Using the material below, print a verbatim copy of every line from the one containing "Generate a web" through the one containing "const fs = 24;", inclusive, and omit the pictures.
-*-*-
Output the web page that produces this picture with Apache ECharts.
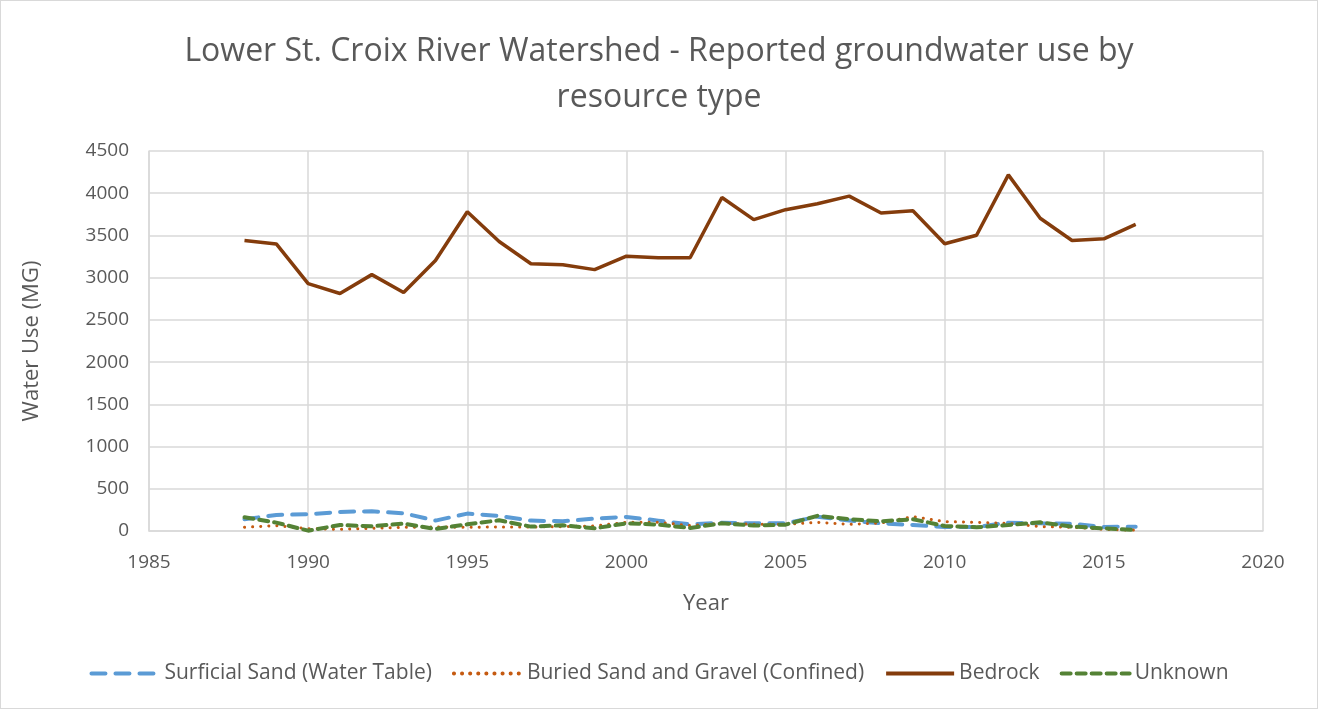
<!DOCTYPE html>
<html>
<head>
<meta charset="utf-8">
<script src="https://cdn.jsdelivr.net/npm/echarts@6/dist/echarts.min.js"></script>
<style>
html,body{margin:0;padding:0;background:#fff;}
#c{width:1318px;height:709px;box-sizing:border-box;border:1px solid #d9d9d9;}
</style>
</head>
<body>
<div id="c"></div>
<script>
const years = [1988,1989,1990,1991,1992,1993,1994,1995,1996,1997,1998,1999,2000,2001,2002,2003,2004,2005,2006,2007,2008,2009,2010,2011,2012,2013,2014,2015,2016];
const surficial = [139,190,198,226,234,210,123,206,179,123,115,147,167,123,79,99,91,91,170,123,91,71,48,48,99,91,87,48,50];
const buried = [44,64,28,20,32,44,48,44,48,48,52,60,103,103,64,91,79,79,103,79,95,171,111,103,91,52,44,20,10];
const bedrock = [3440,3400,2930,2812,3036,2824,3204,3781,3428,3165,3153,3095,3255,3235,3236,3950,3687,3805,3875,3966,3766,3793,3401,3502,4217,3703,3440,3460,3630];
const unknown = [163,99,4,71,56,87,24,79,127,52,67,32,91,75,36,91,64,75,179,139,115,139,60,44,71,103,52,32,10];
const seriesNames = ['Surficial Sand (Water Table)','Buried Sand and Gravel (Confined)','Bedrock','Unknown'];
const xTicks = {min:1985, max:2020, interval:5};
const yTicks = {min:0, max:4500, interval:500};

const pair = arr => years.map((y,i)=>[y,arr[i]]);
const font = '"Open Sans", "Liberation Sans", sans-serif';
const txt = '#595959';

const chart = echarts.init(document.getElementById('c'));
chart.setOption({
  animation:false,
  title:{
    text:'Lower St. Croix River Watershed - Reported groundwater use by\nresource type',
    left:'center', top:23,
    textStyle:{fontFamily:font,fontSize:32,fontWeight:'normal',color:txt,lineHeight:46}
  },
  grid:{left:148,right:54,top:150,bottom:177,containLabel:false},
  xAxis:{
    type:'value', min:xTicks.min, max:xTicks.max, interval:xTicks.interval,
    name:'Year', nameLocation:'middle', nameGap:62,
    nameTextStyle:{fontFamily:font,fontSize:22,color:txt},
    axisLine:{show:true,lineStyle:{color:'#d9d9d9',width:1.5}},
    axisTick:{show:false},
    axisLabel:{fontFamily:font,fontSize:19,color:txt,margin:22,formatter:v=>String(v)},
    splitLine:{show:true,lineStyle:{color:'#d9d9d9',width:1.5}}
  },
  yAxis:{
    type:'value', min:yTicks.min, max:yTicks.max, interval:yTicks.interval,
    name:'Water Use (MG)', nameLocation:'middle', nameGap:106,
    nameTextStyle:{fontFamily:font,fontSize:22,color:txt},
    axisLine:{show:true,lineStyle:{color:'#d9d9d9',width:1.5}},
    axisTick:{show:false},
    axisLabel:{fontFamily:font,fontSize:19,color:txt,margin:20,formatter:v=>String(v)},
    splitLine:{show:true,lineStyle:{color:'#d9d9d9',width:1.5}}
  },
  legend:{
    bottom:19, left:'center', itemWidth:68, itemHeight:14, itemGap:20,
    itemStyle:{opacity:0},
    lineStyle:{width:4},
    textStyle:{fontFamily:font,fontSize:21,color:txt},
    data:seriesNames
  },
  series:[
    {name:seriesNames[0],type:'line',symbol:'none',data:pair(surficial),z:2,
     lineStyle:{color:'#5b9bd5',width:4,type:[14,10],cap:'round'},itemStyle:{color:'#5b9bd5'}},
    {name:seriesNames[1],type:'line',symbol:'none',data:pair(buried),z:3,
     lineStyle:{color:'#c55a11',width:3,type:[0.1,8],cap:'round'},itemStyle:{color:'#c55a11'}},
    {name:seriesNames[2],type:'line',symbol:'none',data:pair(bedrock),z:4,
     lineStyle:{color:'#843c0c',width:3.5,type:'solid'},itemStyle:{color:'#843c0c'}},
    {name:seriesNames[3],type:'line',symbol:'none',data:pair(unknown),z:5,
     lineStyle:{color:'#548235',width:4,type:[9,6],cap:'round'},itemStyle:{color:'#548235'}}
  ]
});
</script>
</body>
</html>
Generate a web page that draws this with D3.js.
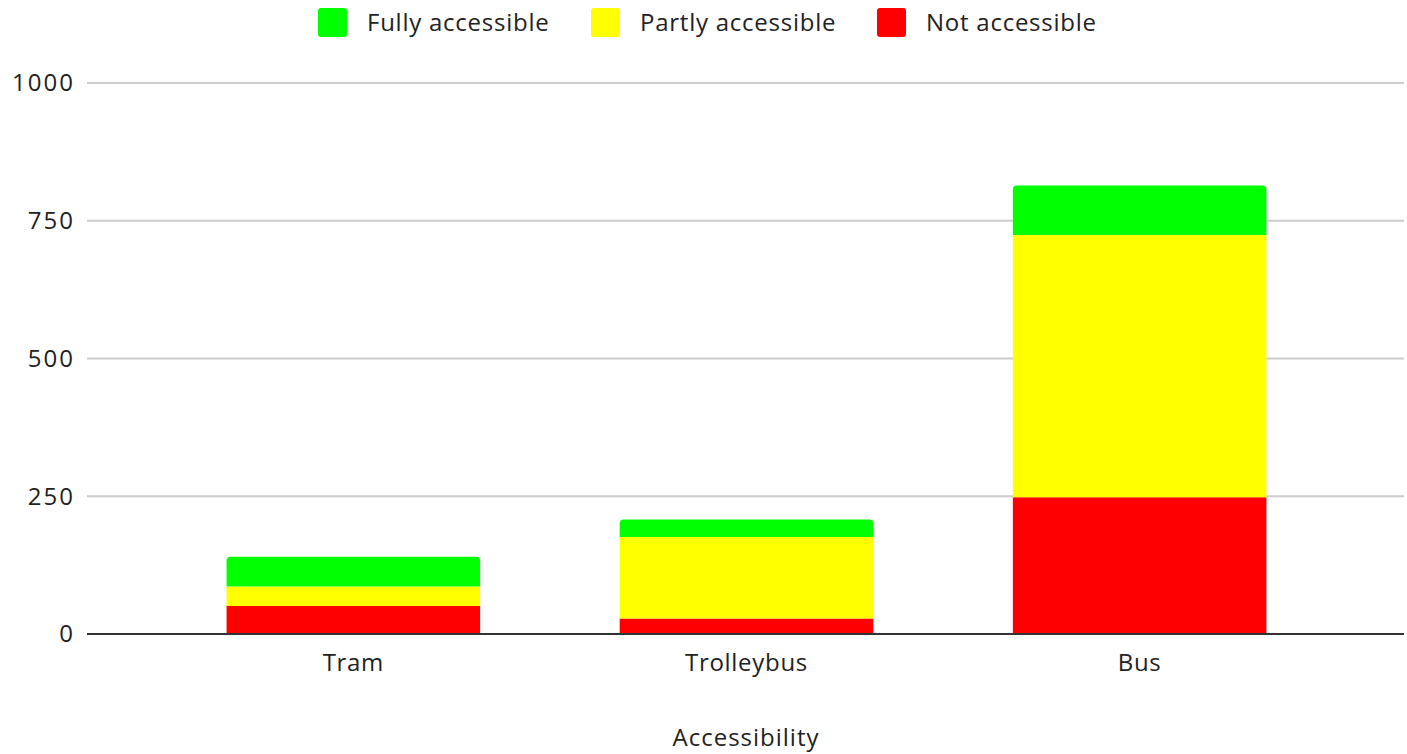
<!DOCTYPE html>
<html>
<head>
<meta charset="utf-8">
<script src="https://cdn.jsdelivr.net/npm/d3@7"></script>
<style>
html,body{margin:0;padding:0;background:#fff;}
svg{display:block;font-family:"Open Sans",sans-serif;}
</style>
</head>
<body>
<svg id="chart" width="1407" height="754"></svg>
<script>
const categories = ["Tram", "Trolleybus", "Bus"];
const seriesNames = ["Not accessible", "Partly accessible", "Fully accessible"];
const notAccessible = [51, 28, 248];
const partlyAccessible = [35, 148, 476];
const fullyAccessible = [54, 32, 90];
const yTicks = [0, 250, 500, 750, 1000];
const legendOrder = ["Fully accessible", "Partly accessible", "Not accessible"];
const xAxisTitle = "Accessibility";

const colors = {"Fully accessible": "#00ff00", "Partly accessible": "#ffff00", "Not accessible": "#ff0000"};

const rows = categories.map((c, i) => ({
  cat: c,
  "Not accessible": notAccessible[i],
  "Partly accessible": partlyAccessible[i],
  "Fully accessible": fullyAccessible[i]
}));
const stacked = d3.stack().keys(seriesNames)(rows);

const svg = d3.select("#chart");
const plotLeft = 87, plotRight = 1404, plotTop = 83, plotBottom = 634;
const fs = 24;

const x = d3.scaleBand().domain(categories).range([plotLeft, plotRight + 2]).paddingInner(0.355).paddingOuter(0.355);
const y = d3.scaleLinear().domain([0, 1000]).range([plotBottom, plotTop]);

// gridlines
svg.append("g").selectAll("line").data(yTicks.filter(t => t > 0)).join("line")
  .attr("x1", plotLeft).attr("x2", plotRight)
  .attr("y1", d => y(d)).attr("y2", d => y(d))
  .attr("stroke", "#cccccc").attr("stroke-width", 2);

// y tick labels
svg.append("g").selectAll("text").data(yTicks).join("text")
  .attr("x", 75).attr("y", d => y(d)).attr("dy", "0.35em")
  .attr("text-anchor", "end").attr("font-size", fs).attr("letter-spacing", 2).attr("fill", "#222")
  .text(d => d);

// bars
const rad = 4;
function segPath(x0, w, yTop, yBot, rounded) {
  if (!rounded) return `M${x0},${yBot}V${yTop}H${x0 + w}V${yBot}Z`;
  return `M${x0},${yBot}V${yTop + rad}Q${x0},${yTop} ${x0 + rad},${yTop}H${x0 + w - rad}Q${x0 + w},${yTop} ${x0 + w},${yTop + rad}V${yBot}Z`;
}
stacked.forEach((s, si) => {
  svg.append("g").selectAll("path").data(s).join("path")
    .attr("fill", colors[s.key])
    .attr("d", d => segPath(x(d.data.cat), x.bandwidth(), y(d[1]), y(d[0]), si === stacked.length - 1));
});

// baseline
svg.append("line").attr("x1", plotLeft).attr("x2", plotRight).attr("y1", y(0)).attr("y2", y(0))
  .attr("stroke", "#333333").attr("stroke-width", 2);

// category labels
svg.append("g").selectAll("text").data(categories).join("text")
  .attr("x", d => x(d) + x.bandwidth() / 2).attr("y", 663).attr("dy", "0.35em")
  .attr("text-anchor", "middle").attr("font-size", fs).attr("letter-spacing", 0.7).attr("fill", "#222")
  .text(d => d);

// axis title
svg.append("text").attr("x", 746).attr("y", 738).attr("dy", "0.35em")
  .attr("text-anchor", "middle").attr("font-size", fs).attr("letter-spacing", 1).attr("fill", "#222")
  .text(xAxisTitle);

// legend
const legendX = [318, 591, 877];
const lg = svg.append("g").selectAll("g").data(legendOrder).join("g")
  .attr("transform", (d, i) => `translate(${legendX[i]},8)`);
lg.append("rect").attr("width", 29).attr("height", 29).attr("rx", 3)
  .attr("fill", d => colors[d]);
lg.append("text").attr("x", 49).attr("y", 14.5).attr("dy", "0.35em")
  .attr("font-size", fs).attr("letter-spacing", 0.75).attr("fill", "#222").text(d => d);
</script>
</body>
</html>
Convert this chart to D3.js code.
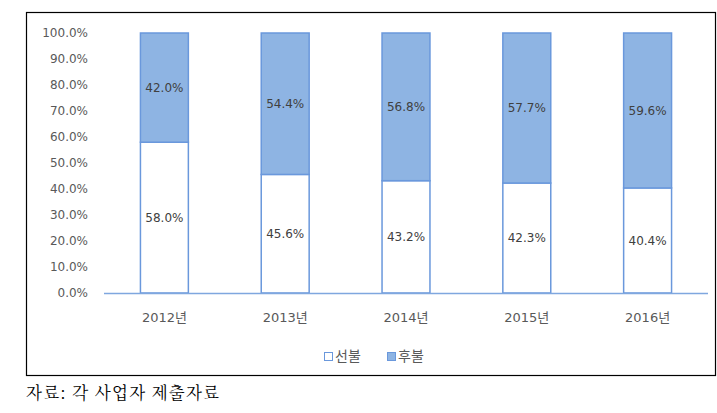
-*-*-
## COMPLETED EXERCISE:
Generate a web page that draws this with D3.js.
<!DOCTYPE html>
<html>
<head>
<meta charset="utf-8">
<script src="https://cdn.jsdelivr.net/npm/d3@7"></script>
<style>
html,body{margin:0;padding:0;background:#fff;}
svg{display:block;font-family:"Open Sans",sans-serif;}
</style>
</head>
<body>
<svg id="chart" width="1407" height="754"></svg>
<script>
const categories = ["Tram", "Trolleybus", "Bus"];
const seriesNames = ["Not accessible", "Partly accessible", "Fully accessible"];
const notAccessible = [51, 28, 248];
const partlyAccessible = [35, 148, 476];
const fullyAccessible = [54, 32, 90];
const yTicks = [0, 250, 500, 750, 1000];
const legendOrder = ["Fully accessible", "Partly accessible", "Not accessible"];
const xAxisTitle = "Accessibility";

const colors = {"Fully accessible": "#00ff00", "Partly accessible": "#ffff00", "Not accessible": "#ff0000"};

const rows = categories.map((c, i) => ({
  cat: c,
  "Not accessible": notAccessible[i],
  "Partly accessible": partlyAccessible[i],
  "Fully accessible": fullyAccessible[i]
}));
const stacked = d3.stack().keys(seriesNames)(rows);

const svg = d3.select("#chart");
const plotLeft = 87, plotRight = 1404, plotTop = 83, plotBottom = 634;
const fs = 24;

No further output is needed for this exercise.